Coup de gueuleSuicide d’un hockeyeur: ça suffit!
Chris Simon, un vainqueur de la Coupe Stanley, s’est donné la mort. Il avait 52 ans. Il n’est pas le premier bagarreur à choisir de quitter ce monde. Aux Fédérations d’agir.
- par
- Emmanuel Favre
Il y a parfois des comportements étonnants autour des patinoires ou face à un écran, les doigts gourds sur un clavier, la réelle identité camouflée derrière un pseudo qui transpire la témérité, voire l’héroïsme.
Il y a une dizaine de jours, des tas de prétendus amoureux du jeu volaient au secours de Matt Rempe (21 ans) qu’on avait qualifié du «nouveau salopard du hockey mondial». L’attaquant canadien des Rangers de New York (NHL) présente une fiche de 10 matches, 4 combats, 54 minutes de pénalités, 4 parties de suspension et 2 adversaires envoyés à l’hôpital. Dont Jonas Siegenthaler, le défenseur zurichois des Devils du New Jersey, qui a subi une commotion cérébrale (et qui n’est pas prêt de revenir au jeu) après avoir rencontré le coude de Rempe.

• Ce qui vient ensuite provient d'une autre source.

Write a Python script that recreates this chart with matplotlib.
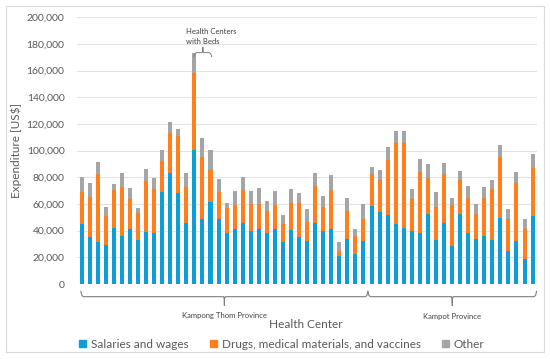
import numpy as np
import matplotlib.pyplot as plt
from matplotlib.patches import Rectangle, Patch

# cumulative tops of each stack (US$)
salaries = [45000, 35500, 31750, 29000, 41750, 36250, 41250, 33250, 39000, 38500,
            69000, 83250, 68250, 45500, 100500, 48500, 61750, 48750, 38250, 41500,
            45500, 39500, 41250, 38250, 41500, 31500, 40250, 35250, 32250, 45500,
            39500, 41000, 21250, 33750, 22750, 32250,
            58750, 53750, 51750, 44750, 42250, 40000, 38250, 52750, 33250, 45500,
            28500, 52750, 38500, 34000, 36250, 33250, 49750, 25000, 32250, 19000, 51250]
top_drugs = [68750, 65500, 82250, 51250, 70500, 72500, 63750, 53000, 77500, 71500,
             92500, 113500, 111250, 72500, 158250, 95000, 85250, 69250, 57250, 59250,
             70250, 60250, 60250, 55000, 59250, 45000, 60500, 60500, 46250, 73750,
             57500, 70750, 25000, 54750, 35750, 48500,
             82750, 78250, 93000, 106000, 105500, 63500, 84000, 79250, 58000, 82750,
             59500, 77750, 64750, 52750, 64250, 71000, 95500, 49000, 76000, 41250, 87250]
top_total = [80500, 75750, 91500, 58000, 74750, 83250, 71750, 57000, 86250, 79250,
             100250, 121250, 116250, 83000, 173500, 109750, 100250, 78750, 60750, 69500,
             80000, 69750, 72250, 62500, 69500, 51750, 71250, 68000, 56500, 83250,
             66250, 81750, 31500, 64250, 41500, 59750,
             87500, 85250, 102750, 114750, 114750, 71500, 93750, 90000, 69000, 90750,
             64500, 84750, 73750, 59750, 72500, 78000, 104000, 56000, 83750, 48500, 97250]
provinces = ["Kampong Thom Province", "Kampot Province"]
n_thom = 36

salaries = np.array(salaries)
drugs = np.array(top_drugs) - salaries
other = np.array(top_total) - np.array(top_drugs)
x = np.arange(len(salaries))

c_blue, c_orange, c_gray = "#0C9ED9", "#FF7F1E", "#A5A5A5"
txt = "#595959"
plt.rcParams['font.family'] = ['Lato', 'DejaVu Sans']

fig = plt.figure(figsize=(5.5, 3.59), dpi=100)
ax = fig.add_axes([77 / 550, 1 - 284 / 359, 460 / 550, 266.7 / 359])

ax.bar(x, salaries, width=0.5, color=c_blue, zorder=2)
ax.bar(x, drugs, width=0.5, bottom=salaries, color=c_orange, zorder=2)
ax.bar(x, other, width=0.5, bottom=salaries + drugs, color=c_gray, zorder=2)

ax.set_xlim(-0.58, 56.55)
ax.set_ylim(0, 200000)
ax.set_yticks(np.arange(0, 200001, 20000))
ax.set_yticklabels(["{:,}".format(v) for v in range(0, 200001, 20000)])
ax.tick_params(axis='y', length=0, labelsize=7.5, labelcolor=txt, pad=9)
ax.set_xticks([])
ax.grid(axis='y', color="#E3E3E3", linewidth=0.8, zorder=0)
for s in ax.spines.values():
    s.set_visible(False)
ax.set_ylabel("Expenditure [US$]", fontsize=8.5, color=txt, labelpad=3)


def brace(x0, x1, y_line, y_end, y_tick, lw=0.8):
    xm = (x0 + x1) / 2
    xs = [x0, x0 + 0.12, x0 + 0.3, xm - 0.3, xm - 0.1, xm, xm, xm, xm + 0.1, xm + 0.3, x1 - 0.3, x1 - 0.12, x1]
    ys = [y_end, y_line + (y_end - y_line) * 0.25, y_line, y_line, y_line, y_line + (y_tick - y_line) * 0.3,
          y_tick, y_line + (y_tick - y_line) * 0.3, y_line, y_line, y_line, y_line + (y_end - y_line) * 0.25, y_end]
    ax.plot(xs, ys, color="#7F7F7F", linewidth=lw, clip_on=False, solid_joinstyle='round')


# province braces under the bars
brace(-0.1, 35.55, -9500, -5500, -16000)
brace(35.55, 56.5, -9500, -5500, -16000)
ax.text(17.7, -21000, provinces[0], ha='center', va='top', fontsize=5.5, color="#404040")
ax.text(46.0, -21500, provinces[1], ha='center', va='top', fontsize=5.5, color="#404040")

# bracket over the centers with beds
brace(13.95, 16.15, 173500, 170500, 177500, lw=0.7)
ax.text(12.95, 179500, "Health Centers\nwith Beds", ha='left', va='bottom', fontsize=5.5,
        color="#404040", linespacing=1.5)

fig.text(306 / 550, 1 - 325 / 359, "Health Center", ha='center', va='center', fontsize=8.5, color=txt)

handles = [Patch(color=c_blue), Patch(color=c_orange), Patch(color=c_gray)]
labels = ["Salaries and wages", "Drugs, medical materials, and vaccines", "Other"]
fig.legend(handles, labels, loc='center', bbox_to_anchor=(282 / 550, 1 - 344 / 359), ncol=3,
           frameon=False, fontsize=8.5, labelcolor=txt, handlelength=0.6, handleheight=0.6,
           handletextpad=0.4, columnspacing=1.8)

fig.add_artist(Rectangle((6 / 550, 1 - 352 / 359), 538 / 550, 346 / 359, transform=fig.transFigure,
                         fill=False, edgecolor="#D9D9D9", linewidth=0.8))

fig.savefig("out.png", dpi=100)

Lundi, des millions de même prétendus amoureux du jeu pleuraient la mort de Chris Simon (52 ans), un Canadien qui avait disputé 820 matches dans la ligue professionnelle nord-américaine entre 1992 et 2008 et qui avait remporté la Coupe Stanley en 1996 alors qu’il portait le maillot de l’Avalanche du Colorado. La famille du défunt a précisé mercredi que Simon s’était donné la mort.
«La famille croit fermement, et en a été elle-même témoin, que Chris a été très affecté par l’ETC (ndlr: l’encéphalopathie traumatique chronique, une maladie dégénérative associée à une accumulation de coups à la tête et/ou de commotions cérébrales) et que malheureusement cela a entraîné sa mort», lit-on dans un communiqué envoyé par l’agent de l’ancien joueur.
121 combats, 1824 minutes de punition
Simon, qui avait porté le chandail de sept clubs de NHL, était surtout considéré comme un bagarreur. Il avait livré 121 combats, purgé 1824 minutes de punition et reçu 65 parties de suspension. En décembre 2007, il avait notamment été banni pour 30 parties après avoir donné un coup de patin à la jambe d’un adversaire.
Comment peut-on regretter (ce qui semble être le comportement le plus approprié) le suicide d’un ancien joueur et, en même temps, applaudir (ce qui semble être le comportement inapproprié) le palmarès de Rempe?
Une accumulation de coups à la tête est en effet susceptible de conduire à une mort prématurée. Ainsi que le rappelle le chroniqueur de Radio Canada Martin Leclerc, des chercheurs de l’Université Columbia ont révélé dans une étude publiée le printemps dernier «que les bagarreurs de la NHL mouraient approximativement 10 ans plus jeunes que leurs pairs ayant été repêchés au même rang, étant de taille similaire et ayant joué à la même position.» Pour cette étude, les chercheurs ont pris en compte le destin de 6039 hockeyeurs entre 1967 et 2022.
Une (trop) longue liste
La disparition de Simon n’est pas la première parmi d’anciens bagarreurs de la NHL. Au début des années 2010, quatre matadors (Bob Probert, Derek Boogaard, Wade Belak et Rick Rypien) sont décédés prématurément en l’espace d’un an. Et, comme le note Leclerc, dans les quatre cas, des examens ont révélé la présence d’ETC. En 2015. Steve Montador est décédé à 35 ans. Des chercheurs, qui ont examiné son cerveau, ont déterminé qu’il avait souffert d’ETC.
Pendant ce temps, les pontes du petit monde du hockey, dans toutes les ligues, dans toutes les Fédérations, refusent d’effectuer un lien entre les coups à la tête et les morts prématurées des bagarreurs.
Le reconnaître c’est s’exposer à des poursuites collectives dont le coût pourrait se chiffrer en milliards.
Pourtant un et un font bien deux.
C’est ridicule.
Comme c’est ridicule d'idolâtrer un Rempe.